◆ Given problem:
Include the line containing "import plotly.graph_objects as go" and all lines before it, repeated exactly from the listing below, without pictures.
══════
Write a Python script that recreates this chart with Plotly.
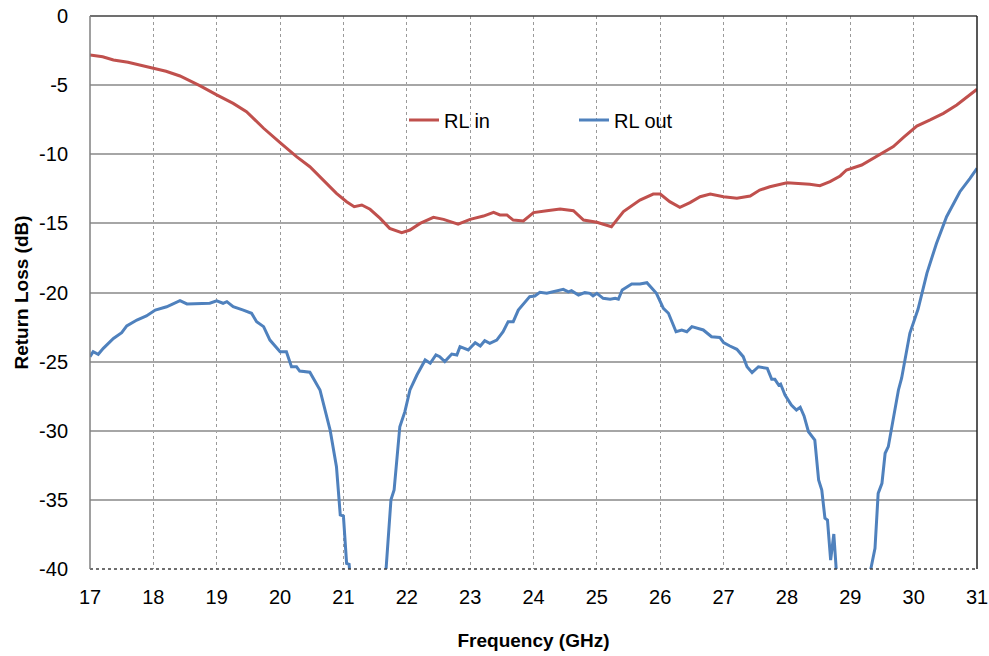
import plotly.graph_objects as go

# RL in (red)
freq_in = [17.0, 17.2, 17.37, 17.6, 18.0, 18.2, 18.42, 18.74, 19.0, 19.26, 19.47, 19.74,
           20.0, 20.26, 20.47, 20.68, 20.89, 21.05, 21.17, 21.29, 21.42, 21.58, 21.73,
           21.92, 22.05, 22.21, 22.42, 22.58, 22.81, 23.0, 23.21, 23.37, 23.47, 23.58,
           23.68, 23.84, 24.0, 24.21, 24.42, 24.63, 24.79, 25.0, 25.23, 25.42, 25.68,
           25.89, 26.0, 26.15, 26.31, 26.47, 26.63, 26.79, 27.0, 27.21, 27.42, 27.57,
           27.73, 28.0, 28.21, 28.36, 28.52, 28.68, 28.84, 28.94, 29.18, 29.36, 29.55,
           29.68, 29.84, 30.05, 30.26, 30.47, 30.68, 30.84, 31.0]
rl_in = [-2.82, -2.95, -3.18, -3.35, -3.78, -4.0, -4.34, -5.06, -5.71, -6.32, -6.92, -8.12,
         -9.16, -10.17, -10.9, -11.86, -12.83, -13.43, -13.79, -13.67, -13.98, -14.64, -15.36,
         -15.67, -15.48, -15.0, -14.56, -14.71, -15.05, -14.71, -14.47, -14.2, -14.39, -14.39,
         -14.76, -14.83, -14.22, -14.08, -13.96, -14.08, -14.76, -14.92, -15.24, -14.15, -13.31,
         -12.88, -12.88, -13.43, -13.84, -13.5, -13.07, -12.88, -13.07, -13.19, -13.02, -12.59,
         -12.35, -12.06, -12.1, -12.17, -12.27, -11.98, -11.57, -11.14, -10.78, -10.3, -9.74,
         -9.45, -8.78, -7.96, -7.52, -7.04, -6.44, -5.88, -5.3]

# RL out (blue)
freq_out = [17.0, 17.05, 17.13, 17.21, 17.37, 17.5, 17.58, 17.74, 17.89, 18.03, 18.21, 18.42,
            18.53, 18.74, 18.89, 19.0, 19.1, 19.16, 19.26, 19.42, 19.55, 19.63, 19.74, 19.84,
            20.0, 20.1, 20.18, 20.26, 20.31, 20.47, 20.63, 20.79, 20.89, 20.95, 21.0, 21.05,
            21.09, 21.12, 21.4, 21.65, 21.75, 21.8, 21.89, 21.97, 22.05, 22.16, 22.29, 22.37,
            22.46, 22.52, 22.6, 22.71, 22.79, 22.84, 22.97, 23.08, 23.16, 23.23, 23.31, 23.42,
            23.52, 23.6, 23.68, 23.76, 23.94, 24.02, 24.1, 24.21, 24.37, 24.47, 24.55, 24.6,
            24.71, 24.81, 24.89, 24.94, 25.0, 25.1, 25.21, 25.29, 25.34, 25.4, 25.55, 25.68,
            25.79, 25.94, 26.05, 26.13, 26.25, 26.34, 26.42, 26.5, 26.68, 26.81, 26.94, 27.0,
            27.1, 27.21, 27.31, 27.37, 27.45, 27.55, 27.69, 27.76, 27.81, 27.87, 27.9, 27.97,
            28.07, 28.15, 28.21, 28.27, 28.34, 28.44, 28.5, 28.55, 28.6, 28.64, 28.69, 28.74,
            28.8, 29.0, 29.28, 29.39, 29.44, 29.5, 29.55, 29.6, 29.76, 29.81, 29.94, 30.07,
            30.21, 30.36, 30.52, 30.73, 30.89, 31.0]
rl_out = [-24.64, -24.28, -24.47, -24.04, -23.32, -22.91, -22.42, -21.99, -21.7, -21.27, -21.03, -20.59,
          -20.83, -20.78, -20.78, -20.61, -20.78, -20.66, -21.03, -21.27, -21.5, -22.11, -22.47, -23.44,
          -24.28, -24.28, -25.37, -25.37, -25.68, -25.77, -27.05, -29.95, -32.6, -36.09, -36.17, -39.59,
          -39.66, -41.5, -45.0, -41.5, -35.0, -34.29, -29.71, -28.62, -27.05, -25.97, -24.88, -25.12,
          -24.52, -24.64, -25.0, -24.45, -24.52, -23.92, -24.16, -23.63, -23.87, -23.49, -23.68, -23.44,
          -22.84, -22.11, -22.11, -21.27, -20.3, -20.25, -19.99, -20.06, -19.87, -19.77, -19.96, -19.87,
          -20.18, -20.01, -20.06, -20.25, -20.06, -20.42, -20.49, -20.42, -20.49, -19.82, -19.39, -19.39,
          -19.29, -20.06, -21.15, -21.5, -22.84, -22.71, -22.84, -22.47, -22.71, -23.2, -23.25, -23.63,
          -23.87, -24.11, -24.64, -25.37, -25.8, -25.37, -25.49, -26.28, -26.28, -26.69, -26.62, -27.41,
          -28.14, -28.5, -28.3, -28.93, -30.07, -30.67, -33.56, -34.29, -36.33, -36.46, -39.35, -37.47,
          -41.5, -45.0, -41.0, -38.5, -34.53, -33.8, -31.63, -31.15, -27.05, -26.2, -22.95, -21.2,
          -18.6, -16.45, -14.52, -12.71, -11.74, -11.02]

x_ticks = list(range(17, 32))
y_ticks = list(range(-40, 1, 5))

fig = go.Figure()
fig.add_trace(go.Scatter(x=freq_in, y=rl_in, mode="lines", name="RL in",
                         line=dict(color="#C0504D", width=3)))
fig.add_trace(go.Scatter(x=freq_out, y=rl_out, mode="lines", name="RL out",
                         line=dict(color="#4F81BD", width=3)))

font_family = "Liberation Sans, Arial, sans-serif"

fig.update_layout(
    width=989, height=656,
    margin=dict(l=90, r=12, t=16, b=87, autoexpand=False),
    paper_bgcolor="white", plot_bgcolor="white",
    font=dict(family=font_family, size=20, color="black"),
    showlegend=True,
    legend=dict(orientation="h", x=0.354, y=0.812, xanchor="left", yanchor="middle",
                bgcolor="rgba(0,0,0,0)", font=dict(size=20), entrywidth=125,
                entrywidthmode="pixels"),
    xaxis=dict(range=[17, 31], tickvals=x_ticks, ticktext=[str(v) for v in x_ticks],
               showgrid=True, gridcolor="#9a9a9a", griddash="dot", gridwidth=1,
               showline=False, zeroline=False, ticks="", ticklabelstandoff=14,
               automargin=False, ticklabeloverflow="allow",
               title=dict(text="<b>Frequency (GHz)</b>", font=dict(size=19), standoff=26)),
    yaxis=dict(range=[-40, 0], tickvals=y_ticks, ticktext=[str(v) for v in y_ticks],
               showgrid=True, gridcolor="#a6a6a6", gridwidth=1.5,
               showline=False, zeroline=False, ticks="", ticklabelstandoff=21,
               automargin=False, ticklabeloverflow="allow",
               title=dict(text="<b>Return Loss (dB)</b>", font=dict(size=19), standoff=5)),
    shapes=[
        dict(type="line", xref="paper", yref="paper", x0=0, x1=1, y0=1, y1=1,
             line=dict(color="#404040", width=1.5)),
        dict(type="line", xref="paper", yref="paper", x0=1, x1=1, y0=0, y1=1,
             line=dict(color="#202020", width=1.5)),
        dict(type="line", xref="paper", yref="paper", x0=0, x1=1, y0=0, y1=0,
             line=dict(color="#404040", width=1.5, dash="dot")),
        dict(type="line", xref="paper", yref="paper", x0=0, x1=0, y0=0, y1=1,
             line=dict(color="#808080", width=1.5)),
    ],
)

# remove the browser's default 8px body margin so the figure fills the window exactly
fig.write_html("out.html", config={"displayModeBar": False},
               post_script="document.body.style.margin='0';document.body.style.overflow='hidden';")
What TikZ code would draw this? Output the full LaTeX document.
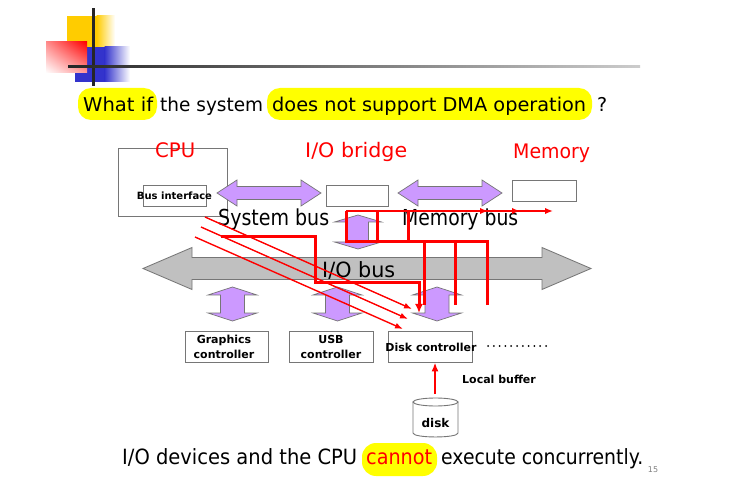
\documentclass[tikz,border=0pt]{standalone}
\usepackage{fontspec}
\setmainfont{DejaVu Sans}
\usepackage{graphicx}
\usetikzlibrary{arrows.meta,shadings}

\definecolor{lav}{RGB}{204,153,255}
\definecolor{busgray}{RGB}{192,192,192}
\definecolor{edgegray}{RGB}{118,118,118}
\definecolor{hlyellow}{RGB}{255,255,0}
\definecolor{logoyellow}{RGB}{255,204,0}
\definecolor{logoblue}{RGB}{51,51,204}

% set a text to a given width, keeping its natural height
\newcommand\fw[2]{\resizebox{#1pt}{\height}{#2}}

% horizontal double arrow: style, x1, x2, yc, shaft half-height, head half-height, head length
\newcommand\harr[7]{\draw[#1] (#2,#4) -- ({#2+#7},{#4-#6}) -- ({#2+#7},{#4-#5}) -- ({#3-#7},{#4-#5})
  -- ({#3-#7},{#4-#6}) -- (#3,#4) -- ({#3-#7},{#4+#6}) -- ({#3-#7},{#4+#5}) -- ({#2+#7},{#4+#5})
  -- ({#2+#7},{#4+#6}) -- cycle;}
% vertical double arrow: style, xc, y1, y2, shaft half-width, head half-width, head length
\newcommand\varr[7]{\draw[#1] (#2,#3) -- ({#2+#6},{#3+#7}) -- ({#2+#5},{#3+#7}) -- ({#2+#5},{#4-#7})
  -- ({#2+#6},{#4-#7}) -- (#2,#4) -- ({#2-#6},{#4-#7}) -- ({#2-#5},{#4-#7}) -- ({#2-#5},{#3+#7})
  -- ({#2-#6},{#3+#7}) -- cycle;}

\tikzset{
  lbl/.style={inner sep=0pt, anchor=base west},
  ttl/.style={lbl, font=\fontsize{19}{22}\selectfont},
  btm/.style={lbl, font=\fontsize{21}{25}\selectfont},
  redlbl/.style={lbl, text=red, font=\fontsize{20}{24}\selectfont},
  buslbl/.style={lbl, font=\fontsize{22}{26}\selectfont},
  devbox/.style={draw=edgegray, line width=0.9pt, fill=white, inner sep=0pt},
  boldtxt/.style={inner sep=0pt, font=\fontsize{11}{14.5}\selectfont\bfseries, align=center},
  purplearrow/.style={fill=lav, draw=edgegray, line width=0.7pt},
  busarrow/.style={fill=busgray, draw=edgegray, line width=0.8pt},
  flow/.style={draw=red, line width=3pt},
  flowthin/.style={draw=red, line width=1.4pt},
  hl/.style={fill=hlyellow, rounded corners=13pt}
}

\begin{document}
\begin{tikzpicture}[x=1pt, y=-1pt]
\useasboundingbox (0,0) rectangle (740,500);
\fill[white] (0,0) rectangle (740,500);

% corner logo
\fill[logoyellow] (67,16) rectangle (97,47);
\shade[left color=logoyellow, right color=white] (96.5,16) rectangle (115,47);
\fill[logoblue] (75,47) rectangle (105,82);
\shade[left color=logoblue, right color=white] (104.5,47) rectangle (130,82);
\shade[upper right=red, lower left=white, upper left=red!45, lower right=red!40] (46,42) rectangle (87,73);
\fill[black!85] (91.5,8) rectangle (94.5,86);
\shade[left color=black!85, right color=black!20] (68,66) rectangle (640,68);

% question line
\fill[hl] (78,88) rectangle (157,120);
\fill[hl] (267,88) rectangle (592,120);
\node[ttl] (q1) at (83,112) {\fw{70}{What if}};
\node[ttl] (q2) at (160,112) {\fw{103}{the system}};
\node[ttl] (q3) at (272,112) {\fw{314}{does not support DMA operation}};
\node[ttl] (q4) at (597,112) {?};

% CPU, bridge and memory
\node[devbox, minimum width=109pt, minimum height=68pt] (cpu) at (172.5,182.5) {};
\node[devbox, minimum width=63pt, minimum height=21pt] (busif) at (174.5,195.5) {};
\node[boldtxt, font=\fontsize{10}{12}\selectfont\bfseries] (busiftxt) at (174.5,195.5) {Bus interface};
\node[devbox, minimum width=62pt, minimum height=21pt] (bridge) at (357,195.5) {};
\node[devbox, minimum width=64pt, minimum height=21pt] (mem) at (544,190.5) {};

\node[redlbl] (cpulbl) at (155,158) {\fw{40}{CPU}};
\node[redlbl] (bridgelbl) at (305,158) {\fw{102}{I/O bridge}};
\node[redlbl] (memlbl) at (513,159) {\fw{77}{Memory}};

% buses
\harr{purplearrow}{217}{321}{193}{6.5}{13}{20}
\harr{purplearrow}{398}{502}{193}{6.5}{13}{20}
\varr{purplearrow}{358}{215}{249}{10.5}{23.5}{7}
\harr{busarrow}{143}{591}{268.5}{11}{21}{49}
\varr{purplearrow}{232.5}{287}{321}{12}{24.5}{8}
\varr{purplearrow}{337.5}{287}{321}{12}{24.5}{8}
\varr{purplearrow}{437}{287}{321}{12}{24.5}{8}

\node[buslbl] (sysbus) at (218,226) {\fw{111}{System bus}};
\node[buslbl] (membus) at (402,226) {\fw{116}{Memory bus}};
\node[buslbl, font=\fontsize{21}{25}\selectfont] (iobus) at (322,277) {\fw{73}{I/O bus}};

% device controllers
\node[devbox, minimum width=83pt, minimum height=31pt] (gfx) at (226.5,346.5) {};
\node[boldtxt] (gfxtxt) at (224,347) {Graphics\\controller};
\node[devbox, minimum width=84pt, minimum height=31pt] (usb) at (331,346.5) {};
\node[boldtxt] (usbtxt) at (331,347) {USB\\controller};
\node[devbox, minimum width=84pt, minimum height=31pt] (dctl) at (430,346.5) {};
\node[boldtxt] (dctltxt) at (431,347) {Disk controller};
\coordinate (dots1) at (488,346);
\coordinate (dots2) at (546,346);
\draw[black, line width=2pt, line cap=round, dash pattern=on 0pt off 5.8pt] (dots1) -- (dots2);
\node[boldtxt, anchor=west] (lbuf) at (462,379) {Local buffer};

% disk
\filldraw[fill=white, draw=edgegray, line width=0.9pt] (413,402) -- (413,433)
  .. controls (413,438.3) and (458,438.3) .. (458,433) -- (458,402) -- cycle;
\filldraw[fill=white, draw=edgegray, line width=0.9pt] (435.5,402) ellipse[x radius=22.5, y radius=4];
\node[boldtxt, font=\fontsize{12}{14}\selectfont\bfseries] (disk) at (435.5,423) {disk};
\coordinate (disktop) at (435,394);
\draw[flow, line width=2.5pt, -{Latex[length=9pt,width=7pt]}] (disktop) -- (dctl.south -| disktop);

% programmed I/O paths
\coordinate (d1s) at (205,217); \coordinate (d1e) at (412,309);
\coordinate (d2s) at (201,227); \coordinate (d2e) at (408,319);
\coordinate (d3s) at (195,237); \coordinate (d3e) at (403,329);
\draw[flowthin, -{Latex[length=8pt,width=6pt]}] (d1s) -- (d1e);
\draw[flowthin, -{Latex[length=8pt,width=6pt]}] (d2s) -- (d2e);
\draw[flowthin, -{Latex[length=8pt,width=6pt]}] (d3s) -- (d3e);

\coordinate (pa) at (221,237);
\coordinate (pb) at (419,313);
\draw[flow, -{Latex[length=9pt,width=8pt]}] (pa) -- (315,237) -- (315,283) -- (419,283) -- (pb);

\coordinate (loop) at (346,211);
\draw[flow, line join=miter] (487,305) -- (487,242) -- (346,242) -- (loop);
\draw[flow] (377,211) -- (377,242);
\draw[flow] (408,211) -- (408,242);
\draw[flow] (424,242) -- (424,305);
\draw[flow] (455,242) -- (455,305);
\coordinate (m1) at (488,211);
\coordinate (m2) at (520,211);
\coordinate (m3) at (553,211);
\draw[draw=red, line width=2.2pt, -{Latex[length=8pt,width=6.5pt]}] (loop) -- (m3);
\draw[draw=red, line width=2.2pt, -{Latex[length=8pt,width=6.5pt]}] (loop) -- (m2);
\draw[draw=red, line width=2.2pt, -{Latex[length=8pt,width=6.5pt]}] (loop) -- (m1);

% closing remark
\fill[hl, rounded corners=14pt] (362,443) rectangle (437,476);
\node[btm] (b1) at (122,464) {\fw{235}{I/O devices and the CPU}};
\node[btm, text=red] (b2) at (366,464) {\fw{66}{cannot}};
\node[btm] (b3) at (441,464) {\fw{202}{execute concurrently.}};
\node[font=\fontsize{8}{9}\selectfont, text=gray, inner sep=0pt] (pg) at (653,470) {15};
\end{tikzpicture}
\end{document}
══════
◆ The response:
Write a Python script that recreates this chart with Plotly.
import plotly.graph_objects as go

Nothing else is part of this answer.